TASK INSTRUCTIONS = Omit pictures and quote the listing below line by line, from its start through the line that holds "var yTicks = [0.434, -0.016, -0.466];".
________________________________________
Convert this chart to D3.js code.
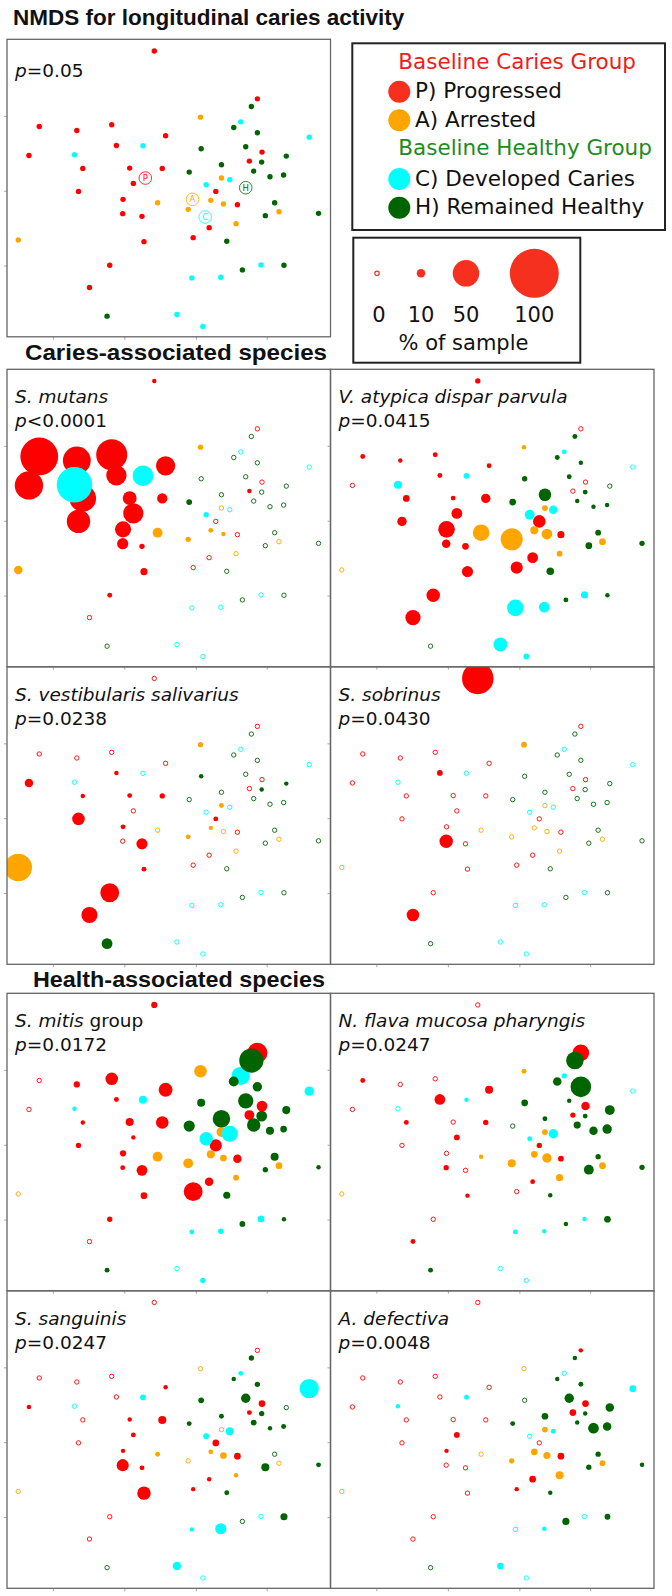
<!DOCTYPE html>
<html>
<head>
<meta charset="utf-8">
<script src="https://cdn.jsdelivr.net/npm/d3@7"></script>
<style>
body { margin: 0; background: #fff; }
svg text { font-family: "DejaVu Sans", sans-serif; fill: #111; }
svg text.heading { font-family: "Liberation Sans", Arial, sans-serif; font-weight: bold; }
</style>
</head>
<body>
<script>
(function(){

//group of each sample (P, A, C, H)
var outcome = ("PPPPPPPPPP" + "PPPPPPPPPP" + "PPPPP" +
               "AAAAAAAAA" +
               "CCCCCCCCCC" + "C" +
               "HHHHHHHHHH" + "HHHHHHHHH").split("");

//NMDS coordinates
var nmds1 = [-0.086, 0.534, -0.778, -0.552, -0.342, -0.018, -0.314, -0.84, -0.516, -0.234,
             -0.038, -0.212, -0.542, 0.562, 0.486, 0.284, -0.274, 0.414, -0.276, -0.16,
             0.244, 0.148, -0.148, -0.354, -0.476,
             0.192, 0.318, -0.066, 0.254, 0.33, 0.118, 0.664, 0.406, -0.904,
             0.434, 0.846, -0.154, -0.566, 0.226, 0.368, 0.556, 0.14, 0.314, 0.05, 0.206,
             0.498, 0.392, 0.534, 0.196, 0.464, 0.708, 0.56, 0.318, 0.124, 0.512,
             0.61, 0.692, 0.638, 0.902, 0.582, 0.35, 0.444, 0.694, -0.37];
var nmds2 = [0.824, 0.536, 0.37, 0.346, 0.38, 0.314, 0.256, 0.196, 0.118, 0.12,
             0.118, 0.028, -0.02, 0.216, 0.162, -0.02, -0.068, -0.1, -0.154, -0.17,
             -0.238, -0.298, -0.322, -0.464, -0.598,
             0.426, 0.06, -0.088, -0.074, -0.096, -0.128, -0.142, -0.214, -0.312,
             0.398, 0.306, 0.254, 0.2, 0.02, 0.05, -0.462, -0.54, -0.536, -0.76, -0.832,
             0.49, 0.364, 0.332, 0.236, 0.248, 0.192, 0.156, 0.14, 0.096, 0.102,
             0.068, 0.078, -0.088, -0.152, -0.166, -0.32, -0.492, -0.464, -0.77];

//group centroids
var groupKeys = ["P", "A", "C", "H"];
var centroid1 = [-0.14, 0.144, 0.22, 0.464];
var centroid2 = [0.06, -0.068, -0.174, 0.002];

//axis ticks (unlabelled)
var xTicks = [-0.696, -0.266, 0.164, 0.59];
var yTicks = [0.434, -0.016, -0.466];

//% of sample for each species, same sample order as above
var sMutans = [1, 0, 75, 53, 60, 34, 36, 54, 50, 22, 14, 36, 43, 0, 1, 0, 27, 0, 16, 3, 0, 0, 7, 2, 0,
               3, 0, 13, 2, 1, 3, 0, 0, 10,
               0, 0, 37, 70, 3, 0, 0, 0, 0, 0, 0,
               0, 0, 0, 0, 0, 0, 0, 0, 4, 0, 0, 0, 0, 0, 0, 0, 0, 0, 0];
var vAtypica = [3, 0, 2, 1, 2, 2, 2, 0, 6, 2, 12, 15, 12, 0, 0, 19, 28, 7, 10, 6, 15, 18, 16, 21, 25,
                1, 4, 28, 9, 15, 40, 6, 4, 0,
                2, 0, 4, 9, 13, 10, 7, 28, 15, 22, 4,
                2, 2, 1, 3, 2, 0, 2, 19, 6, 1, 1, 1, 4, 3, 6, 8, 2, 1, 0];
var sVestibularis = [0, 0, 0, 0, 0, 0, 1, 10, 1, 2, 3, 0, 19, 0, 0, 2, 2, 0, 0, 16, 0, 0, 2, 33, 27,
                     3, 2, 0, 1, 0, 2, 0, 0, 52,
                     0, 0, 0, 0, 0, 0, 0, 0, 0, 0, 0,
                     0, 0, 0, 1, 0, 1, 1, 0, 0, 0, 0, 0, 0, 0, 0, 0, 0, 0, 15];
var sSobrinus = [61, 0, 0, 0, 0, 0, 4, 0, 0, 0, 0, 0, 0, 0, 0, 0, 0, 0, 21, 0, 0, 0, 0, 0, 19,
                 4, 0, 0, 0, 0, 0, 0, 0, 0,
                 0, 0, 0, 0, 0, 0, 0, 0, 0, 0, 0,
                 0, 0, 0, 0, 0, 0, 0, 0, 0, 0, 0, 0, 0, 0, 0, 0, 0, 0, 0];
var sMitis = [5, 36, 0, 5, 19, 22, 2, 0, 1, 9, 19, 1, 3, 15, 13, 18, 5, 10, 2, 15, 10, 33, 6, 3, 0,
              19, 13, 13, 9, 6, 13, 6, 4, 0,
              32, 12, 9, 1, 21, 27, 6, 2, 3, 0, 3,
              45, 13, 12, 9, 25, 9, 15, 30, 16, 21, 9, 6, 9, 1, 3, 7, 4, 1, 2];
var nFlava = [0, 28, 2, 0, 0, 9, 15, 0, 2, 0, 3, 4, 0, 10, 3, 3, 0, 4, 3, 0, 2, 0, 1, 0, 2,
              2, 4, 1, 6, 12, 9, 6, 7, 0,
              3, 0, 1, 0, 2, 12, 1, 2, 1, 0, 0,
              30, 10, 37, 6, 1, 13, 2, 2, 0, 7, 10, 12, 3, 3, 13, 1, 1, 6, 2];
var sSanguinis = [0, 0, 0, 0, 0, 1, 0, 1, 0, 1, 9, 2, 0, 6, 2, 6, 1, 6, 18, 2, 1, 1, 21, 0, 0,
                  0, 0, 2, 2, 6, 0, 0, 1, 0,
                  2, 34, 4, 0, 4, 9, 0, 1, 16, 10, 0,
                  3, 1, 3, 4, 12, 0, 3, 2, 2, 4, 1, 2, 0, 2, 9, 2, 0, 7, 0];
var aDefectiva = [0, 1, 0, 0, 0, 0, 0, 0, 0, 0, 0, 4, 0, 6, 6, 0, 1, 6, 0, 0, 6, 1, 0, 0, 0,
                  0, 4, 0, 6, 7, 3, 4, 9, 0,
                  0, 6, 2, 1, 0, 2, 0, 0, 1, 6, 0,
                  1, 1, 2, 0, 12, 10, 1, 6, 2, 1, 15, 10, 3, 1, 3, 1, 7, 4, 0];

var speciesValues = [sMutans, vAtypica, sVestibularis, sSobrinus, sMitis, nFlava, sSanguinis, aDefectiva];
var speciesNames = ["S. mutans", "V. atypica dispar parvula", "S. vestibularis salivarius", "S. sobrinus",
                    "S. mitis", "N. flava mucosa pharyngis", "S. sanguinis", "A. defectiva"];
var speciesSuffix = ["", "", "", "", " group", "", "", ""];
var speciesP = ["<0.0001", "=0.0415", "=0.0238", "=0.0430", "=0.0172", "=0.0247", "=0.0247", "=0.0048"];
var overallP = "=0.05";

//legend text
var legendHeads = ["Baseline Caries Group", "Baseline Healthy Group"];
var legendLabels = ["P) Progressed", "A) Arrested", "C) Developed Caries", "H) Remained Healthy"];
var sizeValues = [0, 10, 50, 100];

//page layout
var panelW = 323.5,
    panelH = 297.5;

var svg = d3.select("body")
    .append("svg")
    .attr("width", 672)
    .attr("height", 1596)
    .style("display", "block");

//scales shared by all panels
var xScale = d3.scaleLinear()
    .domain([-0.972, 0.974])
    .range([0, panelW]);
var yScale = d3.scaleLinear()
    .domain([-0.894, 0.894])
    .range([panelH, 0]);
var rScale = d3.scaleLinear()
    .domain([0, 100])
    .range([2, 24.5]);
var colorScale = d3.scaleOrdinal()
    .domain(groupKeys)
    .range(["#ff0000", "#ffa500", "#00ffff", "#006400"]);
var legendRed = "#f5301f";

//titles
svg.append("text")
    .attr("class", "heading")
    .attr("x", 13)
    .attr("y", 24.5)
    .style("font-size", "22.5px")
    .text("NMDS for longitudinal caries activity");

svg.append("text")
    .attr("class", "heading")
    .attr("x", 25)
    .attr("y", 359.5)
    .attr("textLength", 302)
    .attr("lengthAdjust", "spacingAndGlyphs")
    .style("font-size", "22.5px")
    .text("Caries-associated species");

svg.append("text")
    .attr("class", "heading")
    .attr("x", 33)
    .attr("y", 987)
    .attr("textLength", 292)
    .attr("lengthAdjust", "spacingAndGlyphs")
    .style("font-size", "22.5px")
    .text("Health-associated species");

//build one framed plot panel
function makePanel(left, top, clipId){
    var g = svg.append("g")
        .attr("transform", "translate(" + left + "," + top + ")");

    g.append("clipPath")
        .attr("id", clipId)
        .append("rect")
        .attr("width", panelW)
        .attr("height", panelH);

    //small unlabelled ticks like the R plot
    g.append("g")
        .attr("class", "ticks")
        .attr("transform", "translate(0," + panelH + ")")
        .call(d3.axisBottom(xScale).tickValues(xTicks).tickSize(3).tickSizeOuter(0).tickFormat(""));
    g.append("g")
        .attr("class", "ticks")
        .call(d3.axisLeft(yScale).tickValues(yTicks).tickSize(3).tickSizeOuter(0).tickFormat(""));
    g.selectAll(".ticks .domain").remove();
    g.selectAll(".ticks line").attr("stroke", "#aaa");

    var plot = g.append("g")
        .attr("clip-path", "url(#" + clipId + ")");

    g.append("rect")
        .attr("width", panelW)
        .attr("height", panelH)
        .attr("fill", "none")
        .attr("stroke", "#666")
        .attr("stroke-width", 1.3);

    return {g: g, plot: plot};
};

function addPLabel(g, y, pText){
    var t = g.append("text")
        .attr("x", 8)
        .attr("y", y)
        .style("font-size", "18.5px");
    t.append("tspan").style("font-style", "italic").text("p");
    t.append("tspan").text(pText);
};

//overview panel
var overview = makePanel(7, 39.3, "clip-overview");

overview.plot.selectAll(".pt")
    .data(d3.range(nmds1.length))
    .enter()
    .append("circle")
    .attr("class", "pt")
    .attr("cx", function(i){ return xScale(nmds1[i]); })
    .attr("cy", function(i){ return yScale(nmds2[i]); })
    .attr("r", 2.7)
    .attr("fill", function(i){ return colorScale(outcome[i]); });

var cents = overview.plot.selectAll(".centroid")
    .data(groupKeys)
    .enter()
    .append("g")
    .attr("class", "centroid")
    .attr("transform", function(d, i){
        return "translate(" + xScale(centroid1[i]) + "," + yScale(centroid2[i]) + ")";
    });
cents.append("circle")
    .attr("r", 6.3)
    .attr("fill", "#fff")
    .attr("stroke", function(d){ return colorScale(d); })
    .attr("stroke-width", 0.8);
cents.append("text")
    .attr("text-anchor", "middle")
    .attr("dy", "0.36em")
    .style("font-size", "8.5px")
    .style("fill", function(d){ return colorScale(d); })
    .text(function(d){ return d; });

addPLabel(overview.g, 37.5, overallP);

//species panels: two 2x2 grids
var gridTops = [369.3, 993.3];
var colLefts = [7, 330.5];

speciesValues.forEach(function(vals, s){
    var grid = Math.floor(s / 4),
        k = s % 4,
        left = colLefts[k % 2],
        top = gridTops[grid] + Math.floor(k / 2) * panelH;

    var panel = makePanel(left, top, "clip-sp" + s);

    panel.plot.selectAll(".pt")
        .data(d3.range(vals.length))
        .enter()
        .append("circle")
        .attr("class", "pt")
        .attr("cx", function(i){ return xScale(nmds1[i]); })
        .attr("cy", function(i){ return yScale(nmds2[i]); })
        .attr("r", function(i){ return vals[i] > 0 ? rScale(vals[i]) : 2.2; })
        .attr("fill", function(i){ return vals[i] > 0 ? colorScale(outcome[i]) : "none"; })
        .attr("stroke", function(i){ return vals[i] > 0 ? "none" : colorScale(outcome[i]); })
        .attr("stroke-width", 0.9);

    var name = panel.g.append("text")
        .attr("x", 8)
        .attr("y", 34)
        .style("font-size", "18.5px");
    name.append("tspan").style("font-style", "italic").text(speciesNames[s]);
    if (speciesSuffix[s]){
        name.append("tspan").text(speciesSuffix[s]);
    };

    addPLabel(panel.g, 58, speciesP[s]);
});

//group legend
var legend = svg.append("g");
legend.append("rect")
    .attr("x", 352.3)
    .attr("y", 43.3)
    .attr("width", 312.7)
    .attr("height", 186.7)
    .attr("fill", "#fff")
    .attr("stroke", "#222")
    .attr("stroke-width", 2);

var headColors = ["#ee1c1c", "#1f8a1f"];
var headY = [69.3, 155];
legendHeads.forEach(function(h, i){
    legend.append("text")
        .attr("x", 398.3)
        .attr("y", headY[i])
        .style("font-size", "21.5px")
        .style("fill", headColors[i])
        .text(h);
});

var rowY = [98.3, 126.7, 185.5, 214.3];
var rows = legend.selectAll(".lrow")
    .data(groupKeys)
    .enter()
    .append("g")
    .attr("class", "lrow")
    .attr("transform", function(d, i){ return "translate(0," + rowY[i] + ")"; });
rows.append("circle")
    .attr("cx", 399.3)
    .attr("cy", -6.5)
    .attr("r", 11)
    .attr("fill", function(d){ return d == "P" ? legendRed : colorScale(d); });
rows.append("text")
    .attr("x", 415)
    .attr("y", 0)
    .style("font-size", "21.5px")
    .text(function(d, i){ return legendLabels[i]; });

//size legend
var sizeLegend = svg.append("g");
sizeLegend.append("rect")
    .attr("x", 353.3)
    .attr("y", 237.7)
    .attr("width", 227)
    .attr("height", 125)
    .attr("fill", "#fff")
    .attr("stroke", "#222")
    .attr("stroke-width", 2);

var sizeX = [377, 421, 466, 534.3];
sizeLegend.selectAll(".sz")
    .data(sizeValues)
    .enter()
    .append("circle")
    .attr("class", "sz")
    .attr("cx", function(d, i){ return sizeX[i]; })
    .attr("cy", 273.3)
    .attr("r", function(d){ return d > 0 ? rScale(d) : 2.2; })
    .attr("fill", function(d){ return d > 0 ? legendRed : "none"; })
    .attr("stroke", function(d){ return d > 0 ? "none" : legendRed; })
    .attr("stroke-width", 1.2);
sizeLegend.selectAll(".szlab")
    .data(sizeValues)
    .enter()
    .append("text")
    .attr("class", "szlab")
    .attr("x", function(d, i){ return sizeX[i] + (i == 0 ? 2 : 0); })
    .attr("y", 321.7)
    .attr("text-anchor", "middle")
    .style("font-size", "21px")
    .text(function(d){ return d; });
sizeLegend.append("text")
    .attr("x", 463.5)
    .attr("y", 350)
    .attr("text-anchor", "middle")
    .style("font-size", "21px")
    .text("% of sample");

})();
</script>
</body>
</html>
________________________________________
RESPONSE TO THIS TASK =
Convert this chart to D3.js code.
<!DOCTYPE html>
<html>
<head>
<meta charset="utf-8">
<script src="https://cdn.jsdelivr.net/npm/d3@7"></script>
<style>
body { margin: 0; background: #fff; }
svg text { font-family: "DejaVu Sans", sans-serif; fill: #111; }
svg text.heading { font-family: "Liberation Sans", Arial, sans-serif; font-weight: bold; }
</style>
</head>
<body>
<script>
(function(){

//group of each sample (P, A, C, H)
var outcome = ("PPPPPPPPPP" + "PPPPPPPPPP" + "PPPPP" +
               "AAAAAAAAA" +
               "CCCCCCCCCC" + "C" +
               "HHHHHHHHHH" + "HHHHHHHHH").split("");

//NMDS coordinates
var nmds1 = [-0.086, 0.534, -0.778, -0.552, -0.342, -0.018, -0.314, -0.84, -0.516, -0.234,
             -0.038, -0.212, -0.542, 0.562, 0.486, 0.284, -0.274, 0.414, -0.276, -0.16,
             0.244, 0.148, -0.148, -0.354, -0.476,
             0.192, 0.318, -0.066, 0.254, 0.33, 0.118, 0.664, 0.406, -0.904,
             0.434, 0.846, -0.154, -0.566, 0.226, 0.368, 0.556, 0.14, 0.314, 0.05, 0.206,
             0.498, 0.392, 0.534, 0.196, 0.464, 0.708, 0.56, 0.318, 0.124, 0.512,
             0.61, 0.692, 0.638, 0.902, 0.582, 0.35, 0.444, 0.694, -0.37];
var nmds2 = [0.824, 0.536, 0.37, 0.346, 0.38, 0.314, 0.256, 0.196, 0.118, 0.12,
             0.118, 0.028, -0.02, 0.216, 0.162, -0.02, -0.068, -0.1, -0.154, -0.17,
             -0.238, -0.298, -0.322, -0.464, -0.598,
             0.426, 0.06, -0.088, -0.074, -0.096, -0.128, -0.142, -0.214, -0.312,
             0.398, 0.306, 0.254, 0.2, 0.02, 0.05, -0.462, -0.54, -0.536, -0.76, -0.832,
             0.49, 0.364, 0.332, 0.236, 0.248, 0.192, 0.156, 0.14, 0.096, 0.102,
             0.068, 0.078, -0.088, -0.152, -0.166, -0.32, -0.492, -0.464, -0.77];

//group centroids
var groupKeys = ["P", "A", "C", "H"];
var centroid1 = [-0.14, 0.144, 0.22, 0.464];
var centroid2 = [0.06, -0.068, -0.174, 0.002];

//axis ticks (unlabelled)
var xTicks = [-0.696, -0.266, 0.164, 0.59];
var yTicks = [0.434, -0.016, -0.466];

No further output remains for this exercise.